Quantcast
Channel: Comments for Climate Etc.
Viewing all articles
Browse latest Browse all 156761

Comment on Nature Physics Insight – Complexity by Tomas Milanovic

$
0
0

Judith

Fully agree with the the diagnostic of inadequacy of reductionism when we face highly non linear, possibly non ergodic out of equilibrium systems.
I partly disagree with the statement of Barabasi that establishes a (fundamental ?) difference between non linear dynamics what many call now “chaos theory” and “network theory”.
Even if I already partly did it on some previous threads, I would like to illustrate the reductionism inadequacy for those of readers who are not necessarily familiar with the technical, mathematical apparatus of chaos.

- The Feigenbaum constant.
It has been proven that the transition to chaos by period doubling is governed by the Feigenbaum constant.
This constant is independent of the precise (reduced) mechanism of the process being considered – actually one can mathematically prove that it only depends on the presence of a quadratic extremum which may appear in many very different processes.
This is an example of “order” in “chaos” which couldn’t be found by any reductionist method.
So there is an infinity of very different and chaotic non linear systems but they will all transit to chaos with the same Feigenbaum constant if they do so by period doubling.

- The topology of attractors
The attractors are invariant subsets of the phase space (space of dynamical states) where the chaotic systems live. Their dimension is vastly inferior to the dimension of the phase space itself. Their topology e.g dimension, form and boundaries (fractal or not) depends on the coupling between the dynamical variables.
A reductionist approach typically neglects couplings (or considers that the system is linear) and is therefore fully unable to describe or even discover the attractors and their topology. In practice it means that a reductionist approach of a chaotic system would let the system live in states which are in reality forbidden because they are not on the attractor.

- Coupled map lattices

This paper finds a major and beautiful result for a specific case of spatio temporal chaos (http://amath.colorado.edu/faculty/juanga/Papers/PhysicaD.pdf).
Technically it could be called indiferently “network theory” or “chaos theory” what shows that the Barabasi’s distinction is largely artificial.
The paper considers a lattice of coupled oscillators and shows that the transition to coherent behaviour depends on the product of a parameter depending only on the uncoupled dynamics of each oscillator (this is what the reductionist approach would exclusively consider) AND a parameter depending on the network structure.
This kind of systems cannot be studied by neglecting the whole or considering that all of the “whole” is contained in the properties of its elements.
In other words the reductionism utterly fails on this system and can’t explain an apparition of synchronisation.
This paper needs a good level of mathematical training and I would like to point out for the too fast readers that the authors show that the ergodicity hypothesis results in an incoherent state of the system.

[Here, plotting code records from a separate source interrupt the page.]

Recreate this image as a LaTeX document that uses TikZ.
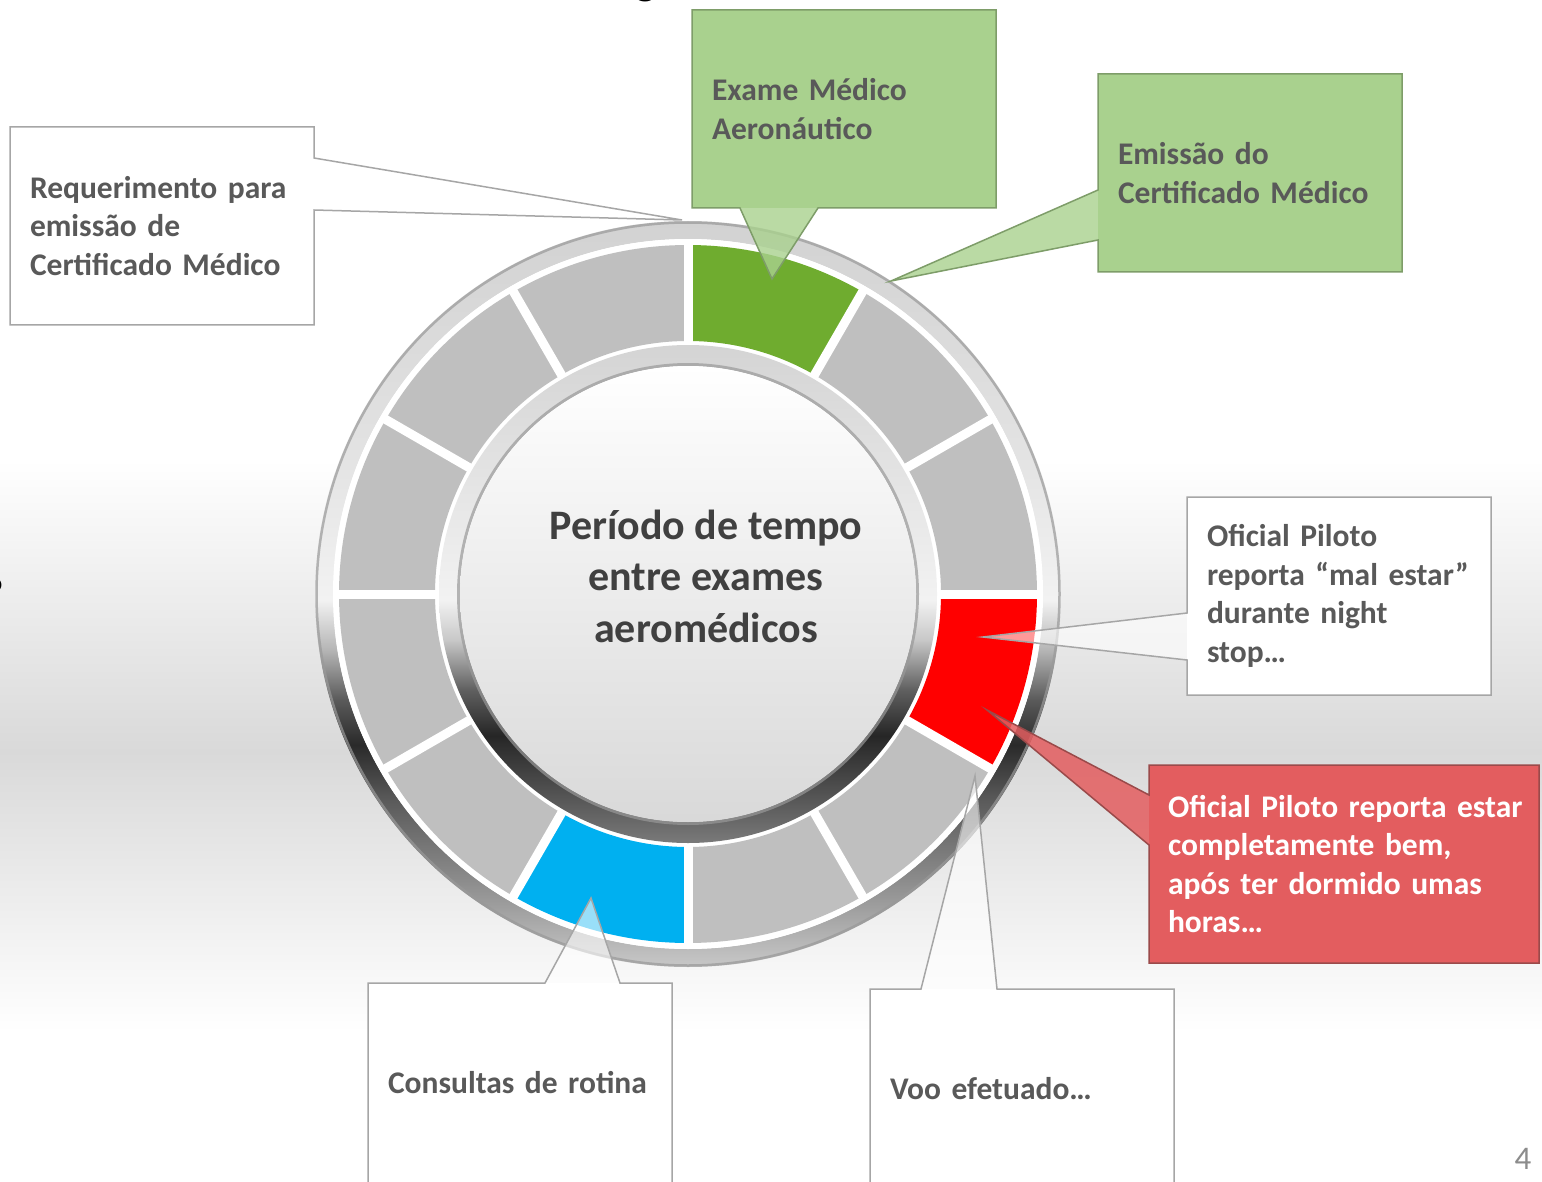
\documentclass[tikz,border=0pt]{standalone}
\usepackage{fontspec}
\setmainfont{Carlito}
\usetikzlibrary{calc}
\definecolor{txt}{HTML}{595959}
\definecolor{ctxt}{HTML}{404040}
\definecolor{bord}{HTML}{A6A6A6}
\definecolor{segg}{HTML}{BFBFBF}
\definecolor{seggreen}{HTML}{6FAC2F}
\definecolor{segred}{HTML}{FF0000}
\definecolor{segblue}{HTML}{00B0F0}
\definecolor{lgreen}{HTML}{A9D18E}
\definecolor{gborder}{HTML}{7E9D69}
\definecolor{rbox}{HTML}{E35D5F}
\definecolor{rborder}{HTML}{9A4A4A}
\definecolor{bgmid}{HTML}{D9D9D9}
\definecolor{obA}{HTML}{C8C8C8}
\definecolor{obB}{HTML}{8C8C8C}
\definecolor{obC}{HTML}{5A5A5A}
\definecolor{obD}{HTML}{2A2A2A}
\definecolor{obE}{HTML}{5A5A5A}
\definecolor{obF}{HTML}{B4B4B4}
\definecolor{obG}{HTML}{F2F2F2}
\definecolor{obH}{HTML}{E2E2E2}
\definecolor{obI}{HTML}{D2D2D2}
\definecolor{ibA}{HTML}{7A7A7A}
\definecolor{ibB}{HTML}{505050}
\definecolor{ibC}{HTML}{262626}
\definecolor{ibD}{HTML}{606060}
\definecolor{ibE}{HTML}{C8C8C8}
\definecolor{ibF}{HTML}{F2F2F2}
\definecolor{ibG}{HTML}{D4D4D4}
\pgfdeclareverticalshading{outerband}{100bp}{color(0bp)=(obA); color(25bp)=(obA); color(30.8bp)=(obB); color(36.2bp)=(obC); color(39.9bp)=(obD); color(42.9bp)=(obE); color(46.2bp)=(obF); color(49.6bp)=(obG); color(60bp)=(obH); color(75bp)=(obI); color(100bp)=(obI)}
\pgfdeclareverticalshading{innerband}{100bp}{color(0bp)=(ibA); color(25bp)=(ibA); color(30.3bp)=(ibB); color(35.8bp)=(ibC); color(40.4bp)=(ibD); color(45.4bp)=(ibE); color(49.4bp)=(ibF); color(75bp)=(ibG); color(100bp)=(ibG)}
\tikzset{
  callbox/.style={rectangle, fill=white, text width=264pt, inner xsep=20pt, inner ysep=0pt,
    minimum height=198pt, align=left, anchor=north west, outer sep=0pt, text=txt,
    font=\fontsize{31.5}{38.5}\selectfont\bfseries},
  greenbox/.style={callbox, fill=lgreen},
  redbox/.style={callbox, fill=rbox, text=white, text width=352pt, inner xsep=19pt},
  whiteline/.style={draw=bord, line width=1.5pt},
  greenline/.style={draw=gborder, line width=1.5pt},
  redline/.style={draw=rborder, line width=1.5pt},
  whitetip/.style={fill=white, fill opacity=0.6},
  greentip/.style={fill=lgreen, fill opacity=0.8},
  redtip/.style={fill=rbox, fill opacity=0.85},
  gapline/.style={draw=white, line width=9pt},
}
\begin{document}
\begin{tikzpicture}[x=1pt,y=-1pt]
\useasboundingbox (0,0) rectangle (1542,1182);
% background
\fill[white] (0,0) rectangle (1542,1182);
\shade[top color=white,bottom color=bgmid] (0,460) rectangle (1542,752);
\shade[top color=bgmid,bottom color=white] (0,751) rectangle (1542,1032);
% clipped fragments of slide text
\node[font=\fontsize{44}{50}\selectfont\bfseries, anchor=base, inner sep=0pt] (fragg) at (646,-5) {g};
\node[font=\fontsize{44}{50}\selectfont\bfseries, anchor=base east, inner sep=0pt] (fragq) at (4,608) {?};
% ring
\coordinate (c) at (688,594);
\shade[even odd rule, shading=outerband] (c) circle[radius=373pt] (c) circle[radius=355pt];
\draw[black!40, line width=2.5pt, opacity=0.7] (c) circle[radius=371.5pt];
\fill[white] (c) circle[radius=355pt];
\foreach \a/\col in {90/seggreen, 60/segg, 30/segg, 0/segred, -30/segg, -60/segg, -90/segblue, -120/segg, -150/segg, -180/segg, -210/segg, -240/segg} {
  \fill[\col] ($(c)+(\a:349pt)$) arc[start angle=\a, end angle=\a-30, radius=349pt]
    -- ($(c)+(\a-30:253pt)$) arc[start angle=\a-30, end angle=\a, radius=253pt] -- cycle;
}
\foreach \a in {0,30,...,330} {
  \draw[gapline] ($(c)+(\a:250pt)$) -- ($(c)+(\a:353pt)$);
}
\shade[even odd rule, shading=innerband] (c) circle[radius=249pt] (c) circle[radius=228pt];
\draw[black!40, line width=3pt, opacity=0.7] (c) circle[radius=229.5pt];
\shade[top color=white, bottom color=black!15] (c) circle[radius=228pt];
\node[font=\fontsize{42}{51.5}\selectfont\bfseries, text=ctxt, align=center] (ctr) at (706,576)
  {Período de tempo\\entre exames\\aeromédicos};
% callout: Requerimento
\node[callbox] (req) at (10,127) {Requerimento para\\emissão de\\Certificado Médico};
\coordinate (treq) at (682,220);
\fill[whitetip] ($(req.north east)+(0,31)$) -- (treq) -- ($(req.north east)+(0,83)$) -- cycle;
\draw[whiteline] (req.north west) -- (req.north east) -- ($(req.north east)+(0,31)$) -- (treq)
  -- ($(req.north east)+(0,83)$) -- (req.south east) -- (req.south west) -- cycle;
% callout: Exame
\node[greenbox] (exam) at (692,10) {Exame Médico\\Aeronáutico};
\coordinate (texam) at (772,279);
\fill[greentip] ($(exam.south west)+(126,0)$) -- (texam) -- ($(exam.south west)+(48,0)$) -- cycle;
\draw[greenline] (exam.north west) -- (exam.north east) -- (exam.south east) -- ($(exam.south west)+(126,0)$)
  -- (texam) -- ($(exam.south west)+(48,0)$) -- (exam.south west) -- cycle;
% callout: Emissao
\node[greenbox] (emis) at (1098,74) {Emissão do\\Certificado Médico};
\coordinate (temis) at (891,281);
\fill[greentip] ($(emis.north west)+(0,116)$) -- (temis) -- ($(emis.north west)+(0,166)$) -- cycle;
\draw[greenline] (emis.north west) -- (emis.north east) -- (emis.south east) -- (emis.south west)
  -- ($(emis.north west)+(0,166)$) -- (temis) -- ($(emis.north west)+(0,116)$) -- cycle;
% callout: mal estar
\node[callbox] (mal) at (1187,497) {Oficial Piloto\\reporta “mal estar”\\durante night\\stop…};
\coordinate (tmal) at (983,637);
\fill[whitetip] ($(mal.north west)+(0,116)$) -- (tmal) -- ($(mal.north west)+(0,163)$) -- cycle;
\draw[whiteline] (mal.north west) -- (mal.north east) -- (mal.south east) -- (mal.south west)
  -- ($(mal.north west)+(0,163)$) -- (tmal) -- ($(mal.north west)+(0,116)$) -- cycle;
% callout: red
\node[redbox] (bem) at (1149,765) {\mbox{Oficial Piloto reporta estar}\\completamente bem,\\após ter dormido umas\\horas…};
\coordinate (tbem) at (987,710);
\fill[redtip] ($(bem.north west)+(0,30)$) -- (tbem) -- ($(bem.north west)+(0,80)$) -- cycle;
\draw[redline] (bem.north west) -- (bem.north east) -- (bem.south east) -- (bem.south west)
  -- ($(bem.north west)+(0,80)$) -- (tbem) -- ($(bem.north west)+(0,30)$) -- cycle;
% callout: Consultas
\node[callbox, minimum height=200pt] (cons) at (368,983) {Consultas de rotina};
\coordinate (tcons) at (591,898);
\fill[whitetip] ($(cons.north west)+(177,0)$) -- (tcons) -- ($(cons.north west)+(252,0)$) -- cycle;
\draw[whiteline] (cons.north west) -- ($(cons.north west)+(177,0)$) -- (tcons) -- ($(cons.north west)+(252,0)$)
  -- (cons.north east) -- (cons.south east) -- (cons.south west) -- cycle;
% callout: Voo
\node[callbox, minimum height=200pt] (voo) at (870,989) {Voo efetuado…};
\coordinate (tvoo) at (975,776);
\fill[whitetip] ($(voo.north west)+(51,0)$) -- (tvoo) -- ($(voo.north west)+(127,0)$) -- cycle;
\draw[whiteline] (voo.north west) -- ($(voo.north west)+(51,0)$) -- (tvoo) -- ($(voo.north west)+(127,0)$)
  -- (voo.north east) -- (voo.south east) -- (voo.south west) -- cycle;
% page number
\node[text=black!45, font=\fontsize{33}{40}\selectfont] (pgnum) at (1523,1159) {4};
\end{tikzpicture}
\end{document}
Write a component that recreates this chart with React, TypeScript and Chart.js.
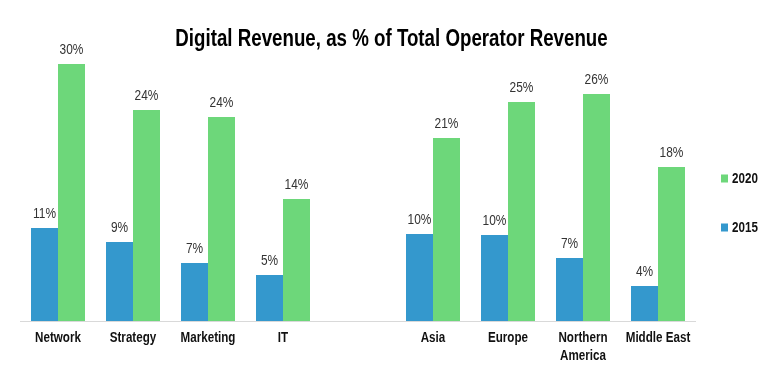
import React, { useEffect, useRef } from "react";
import { Chart, registerables, CategoryScale } from "chart.js";

// ---- data ----
const categories: (string | string[])[] = [
  "Network",
  "Strategy",
  "Marketing",
  "IT",
  "",
  "Asia",
  "Europe",
  ["Northern", "America"],
  "Middle East",
];
const seriesNames = ["2015", "2020"];
const values2015: (number | null)[] = [10.75, 9.13, 6.71, 5.32, null, 10.06, 9.94, 7.28, 4.05];
const values2020: (number | null)[] = [29.7, 24.39, 23.58, 14.1, null, 21.16, 25.32, 26.24, 17.8];
const titleText = "Digital Revenue, as % of Total Operator Revenue";

// ---- style ----
const FONT = "'Liberation Sans', Arial, sans-serif";
const NARROW = 0.83; // emulate a condensed face
const TITLE_NARROW = 0.764;
const BLUE = "#3498cd";
const GREEN = "#6dd77a";

class NarrowCategoryScale extends CategoryScale {
  static id = "narrowCategory";
  static defaults = (CategoryScale as any).defaults;
  drawLabels(chartArea: any) {
    const self = this as any;
    const ctx = self.ctx;
    const items = self.getLabelItems(chartArea);
    for (const item of items) {
      const opts = item.options;
      const font = item.font;
      const lines = Array.isArray(item.label) ? item.label : [item.label];
      ctx.save();
      ctx.translate(opts.translation[0], opts.translation[1]);
      ctx.scale(NARROW, 1);
      ctx.font = font.string;
      ctx.fillStyle = opts.color;
      ctx.textAlign = opts.textAlign;
      ctx.textBaseline = opts.textBaseline;
      let y = item.textOffset;
      for (const line of lines) {
        ctx.fillText(String(line), 0, y);
        y += font.lineHeight;
      }
      ctx.restore();
    }
  }
}

Chart.register(...registerables, NarrowCategoryScale as any);

const narrowTitle = {
  id: "narrowTitle",
  afterDraw(chart: any) {
    const ctx = chart.ctx;
    ctx.save();
    ctx.translate(chart.width / 2, 45.5);
    ctx.scale(TITLE_NARROW, 1);
    ctx.font = `bold 24.5px ${FONT}`;
    ctx.fillStyle = "#000000";
    ctx.textAlign = "center";
    ctx.textBaseline = "alphabetic";
    ctx.fillText(titleText, 0, 0);
    ctx.restore();
  },
};

const valueLabels = {
  id: "valueLabels",
  afterDatasetsDraw(chart: any) {
    const ctx = chart.ctx;
    chart.data.datasets.forEach((ds: any, i: number) => {
      const meta = chart.getDatasetMeta(i);
      meta.data.forEach((bar: any, j: number) => {
        const v = ds.data[j];
        if (v == null) return;
        ctx.save();
        ctx.translate(bar.x, bar.y - 10);
        ctx.scale(NARROW + 0.02, 1);
        ctx.font = `14px ${FONT}`;
        ctx.fillStyle = "#333333";
        ctx.textAlign = "center";
        ctx.textBaseline = "alphabetic";
        ctx.fillText(`${Math.round(v)}%`, 0, 0);
        ctx.restore();
      });
    });
  },
};

const sideLegend = {
  id: "sideLegend",
  afterDraw(chart: any) {
    const { ctx, chartArea } = chart;
    const items = chart.data.datasets
      .map((ds: any) => ({ label: ds.label, color: ds.backgroundColor }))
      .reverse();
    items.forEach((it: any, k: number) => {
      const y = chartArea.top + 117 + k * 49;
      ctx.save();
      ctx.fillStyle = it.color;
      ctx.fillRect(chartArea.right + 25.5, y - 4, 7, 8);
      ctx.translate(chartArea.right + 36.5, y + 0.5);
      ctx.scale(NARROW, 1);
      ctx.font = `bold 14px ${FONT}`;
      ctx.textBaseline = "middle";
      ctx.textAlign = "left";
      ctx.fillStyle = "#111111";
      ctx.fillText(it.label, 0, 0);
      ctx.restore();
    });
  },
};

export default function App() {
  const ref = useRef<HTMLCanvasElement | null>(null);
  useEffect(() => {
    if (!ref.current) return;
    const chart = new Chart(ref.current, {
      type: "bar",
      data: {
        labels: categories as any,
        datasets: [
          {
            label: seriesNames[0],
            data: values2015 as any,
            backgroundColor: BLUE,
            categoryPercentage: 0.72,
            barPercentage: 1,
          },
          {
            label: seriesNames[1],
            data: values2020 as any,
            backgroundColor: GREEN,
            categoryPercentage: 0.72,
            barPercentage: 1,
          },
        ],
      },
      options: {
        animation: false,
        responsive: true,
        maintainAspectRatio: false,
        layout: { padding: { left: 20.5, right: 87.5, top: 61.5, bottom: 0 } },
        plugins: {
          legend: { display: false },
          tooltip: { enabled: false },
          title: { display: false },
        },
        scales: {
          x: {
            type: "narrowCategory",
            offset: true,
            grid: { display: false, drawTicks: false },
            border: { display: true, color: "#d9d9d9", width: 1 },
            ticks: {
              font: { family: FONT, size: 14, weight: "bold", lineHeight: 1.3 },
              color: "#111111",
              padding: 8,
              maxRotation: 0,
              autoSkip: false,
            },
            afterFit: (s: any) => {
              s.height = 52;
            },
          },
          y: { display: false, min: 0, max: 30 },
        },
      } as any,
      plugins: [valueLabels, sideLegend, narrowTitle],
    });
    return () => chart.destroy();
  }, []);
  return (
    <div style={{ position: "fixed", left: 0, top: 0, width: 783, height: 373 }}>
      <canvas ref={ref} />
    </div>
  );
}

The same type of problem is studied in http://matisse.ucsd.edu/~hwa/pub/ks2d.pdf.
This rather technical paper deals with spatio-temporal chaos via interaction between small scales and large scales. It is precisely because of this interaction that turbulence is still not understood and it is arguably one of the top most difficult unsolved problems in physics.
It is this scale interaction/coupling which clearly shows that reductionism doesn’t work on this kind of complex chaotic systems.

Also, among others, Chief Hydrologist is right when he keeps repeating that this kind of complexity exhibits qualitatively very different behaviours for some critical values of couplings.
Some could compare that to phase changes what is a rather fitting analogy. Somebody on the thread mentionned “damping” stating that “damping” was some magics which prevents chaotic systems to be chaotic.
This is obviously very uninformed because “damping” (or energy dissipation) is precisely a necessary condition to have chaos.
So “damping” has nothing to do with the problem of predictability.

On a more anecdotical scale Webhub wrote :

I can actually believe that all that “chaos” map to random functions which leads to a straightforward transfer function.

There is a math research area called Random Matrix Theory, whereby large matrices with arbitrary elements reduce to eigenvalue solutions that have a distribution corresponding to semi-circle PDF. The issue is explaining why the solutions are predictable independent of the input. Terence Tau is currently working on this subject

First it is Terry Tao. Btw he wrote a marvelous paper about why Navier Stokes is so difficult. A must read.
Second believing that “chaos” equals “randomness” shows a, mostly subconscious, postulate of ergodicity. One cannot stress enough that ergodicity is not a given!
And if a system is not ergodic (there are enough examples which show that many are not) then there is no invariant pdf in the phase space.
It is not because we are used to popular examples of chaotic systems which are ergodic (f.ex Lorenz chaos, rigid spheres e.g statistical thermodynamics etc) that ALL chaotic systems are necessarily ergodic.